>> BEGIN SOURCE EXCERPT

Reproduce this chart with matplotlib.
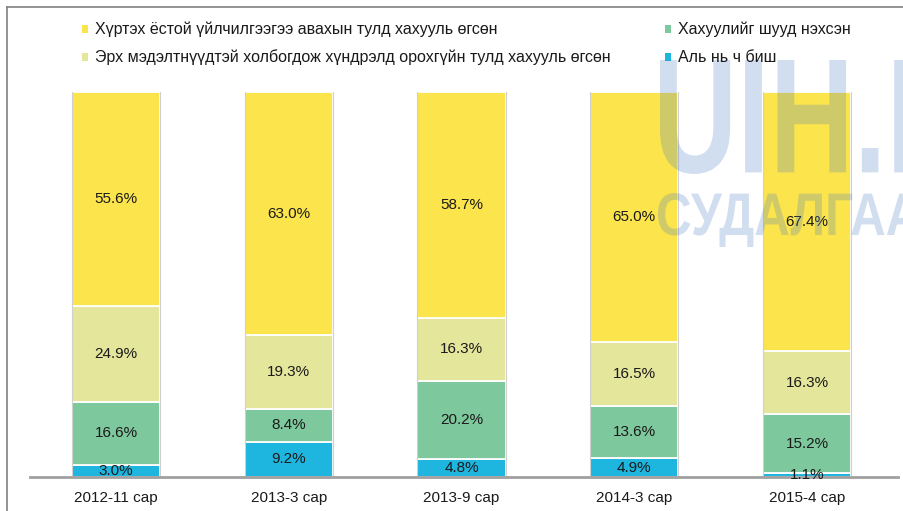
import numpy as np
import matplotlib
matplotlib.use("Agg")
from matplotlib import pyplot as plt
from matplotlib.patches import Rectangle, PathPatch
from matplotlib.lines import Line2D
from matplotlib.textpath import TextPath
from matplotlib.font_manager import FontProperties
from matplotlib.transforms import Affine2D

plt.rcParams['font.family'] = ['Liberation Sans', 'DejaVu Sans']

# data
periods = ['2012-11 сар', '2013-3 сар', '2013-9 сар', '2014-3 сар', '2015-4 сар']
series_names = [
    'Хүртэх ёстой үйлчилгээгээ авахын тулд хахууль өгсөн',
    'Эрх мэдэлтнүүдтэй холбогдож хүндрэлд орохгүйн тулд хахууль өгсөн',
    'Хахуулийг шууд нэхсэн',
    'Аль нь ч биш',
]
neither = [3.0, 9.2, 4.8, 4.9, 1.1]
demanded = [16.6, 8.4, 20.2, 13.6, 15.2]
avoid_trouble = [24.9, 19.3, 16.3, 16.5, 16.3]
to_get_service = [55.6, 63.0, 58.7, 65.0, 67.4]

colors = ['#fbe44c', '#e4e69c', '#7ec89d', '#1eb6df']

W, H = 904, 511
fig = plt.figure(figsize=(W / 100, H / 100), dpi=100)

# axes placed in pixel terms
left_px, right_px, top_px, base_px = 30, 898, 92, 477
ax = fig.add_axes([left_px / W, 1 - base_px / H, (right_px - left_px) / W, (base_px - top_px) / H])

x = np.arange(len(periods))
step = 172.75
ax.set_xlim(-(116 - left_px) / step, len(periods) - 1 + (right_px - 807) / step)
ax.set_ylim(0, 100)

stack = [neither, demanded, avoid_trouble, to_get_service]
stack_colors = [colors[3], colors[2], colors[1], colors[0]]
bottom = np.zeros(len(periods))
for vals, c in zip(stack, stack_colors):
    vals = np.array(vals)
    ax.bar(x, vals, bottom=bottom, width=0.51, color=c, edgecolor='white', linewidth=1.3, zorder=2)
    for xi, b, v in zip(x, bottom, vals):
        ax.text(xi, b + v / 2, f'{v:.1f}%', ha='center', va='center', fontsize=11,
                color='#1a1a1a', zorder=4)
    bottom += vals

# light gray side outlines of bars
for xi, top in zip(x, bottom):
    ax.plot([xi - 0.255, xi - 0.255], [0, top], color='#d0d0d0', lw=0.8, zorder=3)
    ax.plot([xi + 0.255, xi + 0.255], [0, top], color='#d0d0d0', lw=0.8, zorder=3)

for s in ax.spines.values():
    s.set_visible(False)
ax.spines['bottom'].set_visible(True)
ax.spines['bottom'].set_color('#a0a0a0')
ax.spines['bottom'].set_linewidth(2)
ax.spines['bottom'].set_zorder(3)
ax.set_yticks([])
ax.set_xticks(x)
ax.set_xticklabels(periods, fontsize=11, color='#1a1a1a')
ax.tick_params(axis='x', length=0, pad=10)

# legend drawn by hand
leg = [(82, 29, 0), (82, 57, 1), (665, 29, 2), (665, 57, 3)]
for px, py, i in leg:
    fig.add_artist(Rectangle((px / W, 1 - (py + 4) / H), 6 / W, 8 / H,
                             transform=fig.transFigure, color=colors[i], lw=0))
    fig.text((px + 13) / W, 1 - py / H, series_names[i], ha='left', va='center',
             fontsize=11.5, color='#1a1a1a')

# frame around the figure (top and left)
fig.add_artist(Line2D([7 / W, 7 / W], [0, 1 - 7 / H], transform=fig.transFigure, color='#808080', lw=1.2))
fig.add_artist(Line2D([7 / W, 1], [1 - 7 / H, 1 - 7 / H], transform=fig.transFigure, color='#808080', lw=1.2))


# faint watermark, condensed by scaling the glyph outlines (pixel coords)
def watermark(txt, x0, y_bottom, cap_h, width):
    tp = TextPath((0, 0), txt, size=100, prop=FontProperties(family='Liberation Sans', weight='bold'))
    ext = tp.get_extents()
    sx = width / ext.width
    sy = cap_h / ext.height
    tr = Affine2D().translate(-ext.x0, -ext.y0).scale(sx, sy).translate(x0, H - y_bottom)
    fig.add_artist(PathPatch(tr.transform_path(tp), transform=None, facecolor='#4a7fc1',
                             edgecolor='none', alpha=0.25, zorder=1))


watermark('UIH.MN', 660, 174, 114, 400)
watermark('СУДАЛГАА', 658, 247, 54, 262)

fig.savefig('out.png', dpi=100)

>> END SOURCE EXCERPT

**EXERCISE INSTRUCTIONS:** Copy nothing but the lines from the top of the data down to the line containing "plt.rcParams['font.family'] = ['Liberation", and leave the pictures out.

**TASK RESPONSE:**
Reproduce this chart with matplotlib.
import numpy as np
import matplotlib
matplotlib.use("Agg")
from matplotlib import pyplot as plt
from matplotlib.patches import Rectangle, PathPatch
from matplotlib.lines import Line2D
from matplotlib.textpath import TextPath
from matplotlib.font_manager import FontProperties
from matplotlib.transforms import Affine2D

plt.rcParams['font.family'] = ['Liberation Sans', 'DejaVu Sans']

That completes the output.